* _Supplied data_
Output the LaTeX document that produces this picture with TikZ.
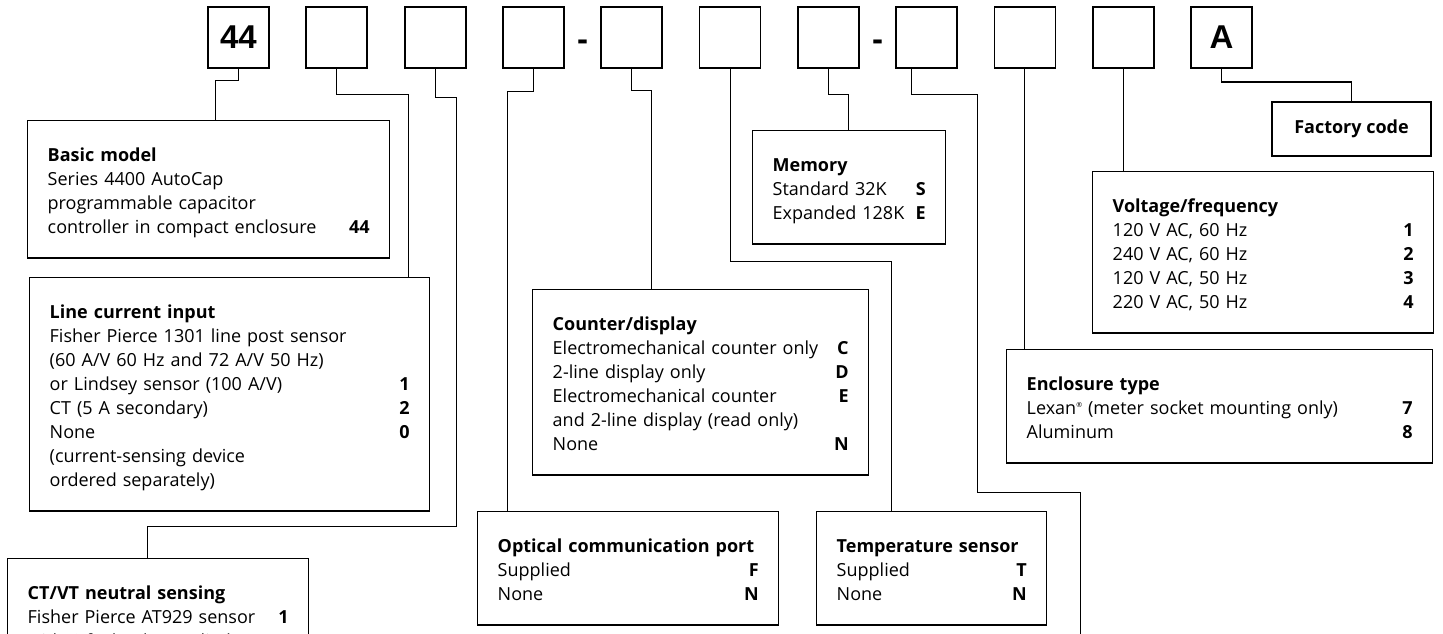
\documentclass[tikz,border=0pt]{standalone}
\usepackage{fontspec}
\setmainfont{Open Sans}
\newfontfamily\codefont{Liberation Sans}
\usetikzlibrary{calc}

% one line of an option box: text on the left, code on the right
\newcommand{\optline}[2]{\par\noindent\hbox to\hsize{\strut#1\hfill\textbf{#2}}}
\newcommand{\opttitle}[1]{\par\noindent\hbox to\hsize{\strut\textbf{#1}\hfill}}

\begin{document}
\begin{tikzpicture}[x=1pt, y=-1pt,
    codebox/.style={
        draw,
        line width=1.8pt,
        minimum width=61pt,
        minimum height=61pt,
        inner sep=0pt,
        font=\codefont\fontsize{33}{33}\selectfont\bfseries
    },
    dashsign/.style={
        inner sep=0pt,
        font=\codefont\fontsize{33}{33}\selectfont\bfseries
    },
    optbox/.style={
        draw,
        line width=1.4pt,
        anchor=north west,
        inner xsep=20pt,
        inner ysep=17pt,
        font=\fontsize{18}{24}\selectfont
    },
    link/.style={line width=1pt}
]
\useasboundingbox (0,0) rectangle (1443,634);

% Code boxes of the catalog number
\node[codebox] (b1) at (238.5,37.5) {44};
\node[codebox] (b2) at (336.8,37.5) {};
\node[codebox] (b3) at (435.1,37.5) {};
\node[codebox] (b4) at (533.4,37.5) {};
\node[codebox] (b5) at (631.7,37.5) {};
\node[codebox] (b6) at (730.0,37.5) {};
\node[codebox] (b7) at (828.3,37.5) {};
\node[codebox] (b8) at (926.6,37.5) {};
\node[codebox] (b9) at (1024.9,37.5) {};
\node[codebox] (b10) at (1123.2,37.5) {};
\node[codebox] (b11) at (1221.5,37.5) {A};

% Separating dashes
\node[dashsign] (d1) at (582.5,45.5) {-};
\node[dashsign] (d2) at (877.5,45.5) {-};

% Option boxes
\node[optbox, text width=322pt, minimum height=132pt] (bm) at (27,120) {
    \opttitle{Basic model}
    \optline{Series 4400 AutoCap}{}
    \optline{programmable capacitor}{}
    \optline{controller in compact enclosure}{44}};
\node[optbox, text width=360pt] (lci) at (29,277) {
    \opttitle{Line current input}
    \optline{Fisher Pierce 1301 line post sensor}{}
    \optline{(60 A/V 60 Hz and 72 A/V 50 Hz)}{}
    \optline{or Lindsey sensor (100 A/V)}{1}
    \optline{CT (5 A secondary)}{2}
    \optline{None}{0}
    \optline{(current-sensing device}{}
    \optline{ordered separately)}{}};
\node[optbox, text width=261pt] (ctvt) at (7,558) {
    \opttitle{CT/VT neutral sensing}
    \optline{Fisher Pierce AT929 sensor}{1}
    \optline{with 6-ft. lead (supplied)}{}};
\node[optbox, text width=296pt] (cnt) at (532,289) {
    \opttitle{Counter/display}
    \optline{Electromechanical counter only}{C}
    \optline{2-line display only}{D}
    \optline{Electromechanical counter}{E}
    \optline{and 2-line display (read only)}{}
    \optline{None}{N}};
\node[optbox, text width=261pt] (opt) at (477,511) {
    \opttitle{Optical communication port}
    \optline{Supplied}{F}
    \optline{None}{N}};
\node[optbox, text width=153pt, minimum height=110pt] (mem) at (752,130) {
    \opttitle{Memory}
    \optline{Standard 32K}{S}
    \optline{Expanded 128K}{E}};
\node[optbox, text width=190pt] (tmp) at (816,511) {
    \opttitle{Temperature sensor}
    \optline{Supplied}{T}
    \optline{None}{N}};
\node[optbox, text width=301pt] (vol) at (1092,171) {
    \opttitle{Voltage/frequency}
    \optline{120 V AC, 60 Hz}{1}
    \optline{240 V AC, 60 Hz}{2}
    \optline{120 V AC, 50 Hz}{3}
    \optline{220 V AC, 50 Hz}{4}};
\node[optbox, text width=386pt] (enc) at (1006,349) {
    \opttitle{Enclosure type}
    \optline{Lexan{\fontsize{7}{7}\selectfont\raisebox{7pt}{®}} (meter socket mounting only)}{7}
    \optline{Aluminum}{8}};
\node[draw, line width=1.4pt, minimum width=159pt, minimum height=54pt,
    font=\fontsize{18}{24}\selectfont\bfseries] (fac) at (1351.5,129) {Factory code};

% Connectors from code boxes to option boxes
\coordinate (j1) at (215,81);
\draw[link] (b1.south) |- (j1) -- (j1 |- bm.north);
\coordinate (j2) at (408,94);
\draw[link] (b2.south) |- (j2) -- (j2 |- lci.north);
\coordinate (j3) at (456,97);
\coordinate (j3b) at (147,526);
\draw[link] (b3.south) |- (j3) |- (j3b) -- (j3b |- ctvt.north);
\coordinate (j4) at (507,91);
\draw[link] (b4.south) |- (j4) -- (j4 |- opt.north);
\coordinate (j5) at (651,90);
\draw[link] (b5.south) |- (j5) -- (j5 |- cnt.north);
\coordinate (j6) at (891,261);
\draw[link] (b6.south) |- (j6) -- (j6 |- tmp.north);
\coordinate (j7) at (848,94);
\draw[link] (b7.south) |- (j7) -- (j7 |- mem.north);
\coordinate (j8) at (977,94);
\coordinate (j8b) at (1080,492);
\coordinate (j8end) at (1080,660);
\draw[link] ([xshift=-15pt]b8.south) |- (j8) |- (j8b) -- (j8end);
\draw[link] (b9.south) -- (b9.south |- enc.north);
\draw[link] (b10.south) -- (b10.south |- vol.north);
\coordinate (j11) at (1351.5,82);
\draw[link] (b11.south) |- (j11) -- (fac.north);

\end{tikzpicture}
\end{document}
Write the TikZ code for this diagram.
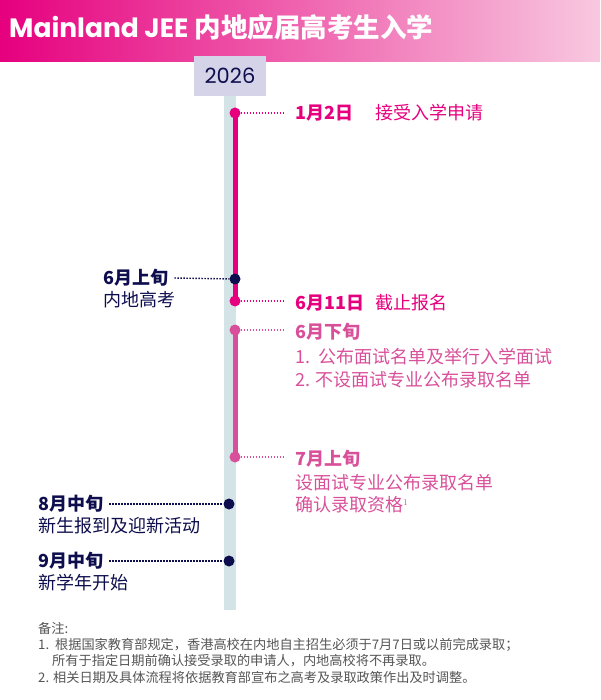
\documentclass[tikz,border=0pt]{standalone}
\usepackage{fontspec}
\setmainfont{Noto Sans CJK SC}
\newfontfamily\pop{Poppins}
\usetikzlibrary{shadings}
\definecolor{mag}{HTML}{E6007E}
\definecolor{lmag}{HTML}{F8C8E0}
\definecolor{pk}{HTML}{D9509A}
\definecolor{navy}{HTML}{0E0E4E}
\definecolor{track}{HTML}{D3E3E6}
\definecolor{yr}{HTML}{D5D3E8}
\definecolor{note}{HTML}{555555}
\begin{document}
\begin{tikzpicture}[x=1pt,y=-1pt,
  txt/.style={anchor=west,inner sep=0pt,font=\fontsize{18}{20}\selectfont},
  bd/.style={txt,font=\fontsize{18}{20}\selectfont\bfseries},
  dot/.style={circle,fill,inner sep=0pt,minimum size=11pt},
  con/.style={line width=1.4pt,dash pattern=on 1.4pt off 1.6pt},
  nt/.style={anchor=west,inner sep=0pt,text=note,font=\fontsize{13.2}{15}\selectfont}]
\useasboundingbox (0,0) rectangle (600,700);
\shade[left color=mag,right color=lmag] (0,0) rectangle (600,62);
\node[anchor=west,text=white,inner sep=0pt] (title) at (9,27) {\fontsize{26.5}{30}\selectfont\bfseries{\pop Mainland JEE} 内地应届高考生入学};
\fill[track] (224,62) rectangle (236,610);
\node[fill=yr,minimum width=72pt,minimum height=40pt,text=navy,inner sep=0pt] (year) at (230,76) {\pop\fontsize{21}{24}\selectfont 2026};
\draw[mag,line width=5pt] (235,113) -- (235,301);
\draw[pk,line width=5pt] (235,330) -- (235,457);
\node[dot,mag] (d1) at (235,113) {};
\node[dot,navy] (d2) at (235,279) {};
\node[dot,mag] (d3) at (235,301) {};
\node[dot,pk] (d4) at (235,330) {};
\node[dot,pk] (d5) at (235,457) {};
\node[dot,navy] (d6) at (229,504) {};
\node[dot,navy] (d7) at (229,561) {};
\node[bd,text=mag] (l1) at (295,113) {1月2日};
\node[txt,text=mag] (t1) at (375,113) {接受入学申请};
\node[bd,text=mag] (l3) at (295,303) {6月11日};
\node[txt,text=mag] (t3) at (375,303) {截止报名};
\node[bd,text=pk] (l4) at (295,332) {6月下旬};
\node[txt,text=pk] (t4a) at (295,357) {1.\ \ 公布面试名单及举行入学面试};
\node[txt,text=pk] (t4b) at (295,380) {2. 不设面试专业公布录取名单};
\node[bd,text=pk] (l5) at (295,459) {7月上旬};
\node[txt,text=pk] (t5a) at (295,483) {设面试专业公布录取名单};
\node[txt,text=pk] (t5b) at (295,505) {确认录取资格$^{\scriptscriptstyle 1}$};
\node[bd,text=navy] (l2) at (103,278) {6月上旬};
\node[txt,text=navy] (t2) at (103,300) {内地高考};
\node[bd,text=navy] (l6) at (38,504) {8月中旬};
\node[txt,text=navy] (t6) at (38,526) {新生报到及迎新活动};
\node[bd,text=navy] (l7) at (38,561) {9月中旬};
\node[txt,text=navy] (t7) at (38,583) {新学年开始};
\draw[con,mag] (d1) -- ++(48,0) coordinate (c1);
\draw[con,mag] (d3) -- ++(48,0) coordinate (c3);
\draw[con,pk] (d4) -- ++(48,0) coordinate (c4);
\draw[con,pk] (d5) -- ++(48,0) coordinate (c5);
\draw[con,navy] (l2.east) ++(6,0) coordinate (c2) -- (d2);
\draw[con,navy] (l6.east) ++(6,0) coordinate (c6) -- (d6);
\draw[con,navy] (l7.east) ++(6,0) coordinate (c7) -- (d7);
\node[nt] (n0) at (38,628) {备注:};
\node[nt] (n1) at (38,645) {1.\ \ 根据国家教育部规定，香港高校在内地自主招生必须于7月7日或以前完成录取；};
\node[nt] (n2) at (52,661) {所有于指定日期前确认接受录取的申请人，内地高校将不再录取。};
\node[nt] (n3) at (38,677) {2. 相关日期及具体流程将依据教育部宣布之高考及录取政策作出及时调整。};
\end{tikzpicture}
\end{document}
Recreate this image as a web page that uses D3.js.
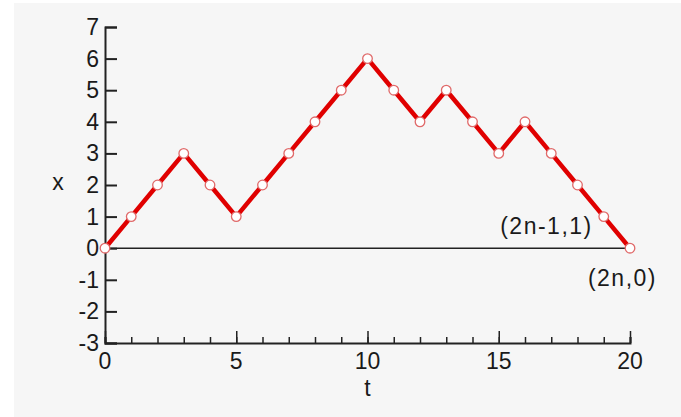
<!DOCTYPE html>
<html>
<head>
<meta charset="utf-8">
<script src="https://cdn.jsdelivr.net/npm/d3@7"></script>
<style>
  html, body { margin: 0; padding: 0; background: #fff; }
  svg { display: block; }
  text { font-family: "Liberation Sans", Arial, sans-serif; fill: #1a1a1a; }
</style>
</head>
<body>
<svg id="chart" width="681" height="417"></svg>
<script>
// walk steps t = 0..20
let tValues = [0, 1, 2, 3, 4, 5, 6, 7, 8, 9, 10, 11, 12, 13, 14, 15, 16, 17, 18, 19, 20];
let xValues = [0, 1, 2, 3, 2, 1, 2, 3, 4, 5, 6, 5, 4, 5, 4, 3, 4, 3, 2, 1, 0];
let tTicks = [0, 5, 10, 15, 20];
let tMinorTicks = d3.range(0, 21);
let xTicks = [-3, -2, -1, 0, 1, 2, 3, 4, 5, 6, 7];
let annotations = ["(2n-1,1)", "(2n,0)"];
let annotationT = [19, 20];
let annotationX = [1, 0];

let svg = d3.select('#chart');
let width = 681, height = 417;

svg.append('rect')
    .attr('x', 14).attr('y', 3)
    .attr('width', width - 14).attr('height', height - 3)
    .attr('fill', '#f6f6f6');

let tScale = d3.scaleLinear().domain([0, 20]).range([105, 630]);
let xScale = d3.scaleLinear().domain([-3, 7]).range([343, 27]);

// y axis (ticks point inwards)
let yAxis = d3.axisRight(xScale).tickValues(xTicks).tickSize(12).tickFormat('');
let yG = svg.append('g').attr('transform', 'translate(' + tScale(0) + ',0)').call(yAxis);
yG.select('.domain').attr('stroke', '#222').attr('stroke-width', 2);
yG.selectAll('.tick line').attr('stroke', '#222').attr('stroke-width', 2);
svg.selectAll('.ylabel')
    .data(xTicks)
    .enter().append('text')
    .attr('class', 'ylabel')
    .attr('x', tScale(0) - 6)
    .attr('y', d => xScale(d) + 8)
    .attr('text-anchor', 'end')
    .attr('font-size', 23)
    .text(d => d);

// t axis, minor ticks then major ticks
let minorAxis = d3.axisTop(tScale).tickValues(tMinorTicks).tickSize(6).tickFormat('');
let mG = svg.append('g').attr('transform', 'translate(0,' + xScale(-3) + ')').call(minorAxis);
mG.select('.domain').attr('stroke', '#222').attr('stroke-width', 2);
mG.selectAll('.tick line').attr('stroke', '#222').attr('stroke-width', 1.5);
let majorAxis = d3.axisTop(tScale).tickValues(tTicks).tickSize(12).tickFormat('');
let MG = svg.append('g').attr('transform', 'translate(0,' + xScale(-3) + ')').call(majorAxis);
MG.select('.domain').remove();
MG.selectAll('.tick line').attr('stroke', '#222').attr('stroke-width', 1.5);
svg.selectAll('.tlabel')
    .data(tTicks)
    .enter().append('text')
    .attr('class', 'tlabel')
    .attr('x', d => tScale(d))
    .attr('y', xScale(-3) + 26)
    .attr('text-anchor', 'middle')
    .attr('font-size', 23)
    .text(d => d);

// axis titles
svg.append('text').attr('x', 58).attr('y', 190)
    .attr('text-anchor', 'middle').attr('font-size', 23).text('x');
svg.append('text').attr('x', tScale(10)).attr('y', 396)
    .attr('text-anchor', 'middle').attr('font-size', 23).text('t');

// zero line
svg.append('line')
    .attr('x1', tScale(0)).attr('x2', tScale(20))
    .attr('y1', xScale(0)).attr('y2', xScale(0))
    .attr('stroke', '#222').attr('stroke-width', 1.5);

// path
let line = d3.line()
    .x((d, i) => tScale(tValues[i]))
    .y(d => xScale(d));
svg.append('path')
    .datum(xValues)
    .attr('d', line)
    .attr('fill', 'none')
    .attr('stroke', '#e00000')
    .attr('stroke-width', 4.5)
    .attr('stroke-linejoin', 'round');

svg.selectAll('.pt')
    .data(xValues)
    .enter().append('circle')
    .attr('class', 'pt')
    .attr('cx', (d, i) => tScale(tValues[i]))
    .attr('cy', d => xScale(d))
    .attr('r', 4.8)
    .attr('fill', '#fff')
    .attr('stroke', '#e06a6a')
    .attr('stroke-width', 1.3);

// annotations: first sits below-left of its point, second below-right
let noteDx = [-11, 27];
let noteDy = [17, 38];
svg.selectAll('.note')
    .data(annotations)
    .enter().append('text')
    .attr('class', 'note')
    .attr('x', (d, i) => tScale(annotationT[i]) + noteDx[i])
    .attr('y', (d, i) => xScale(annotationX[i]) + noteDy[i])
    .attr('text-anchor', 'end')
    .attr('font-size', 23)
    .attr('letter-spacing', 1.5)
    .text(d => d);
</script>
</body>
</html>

* _What this task involves_
Of the lines in the material above, state how many contain the string "that"; give no other text.

* _Answer to this problem_
2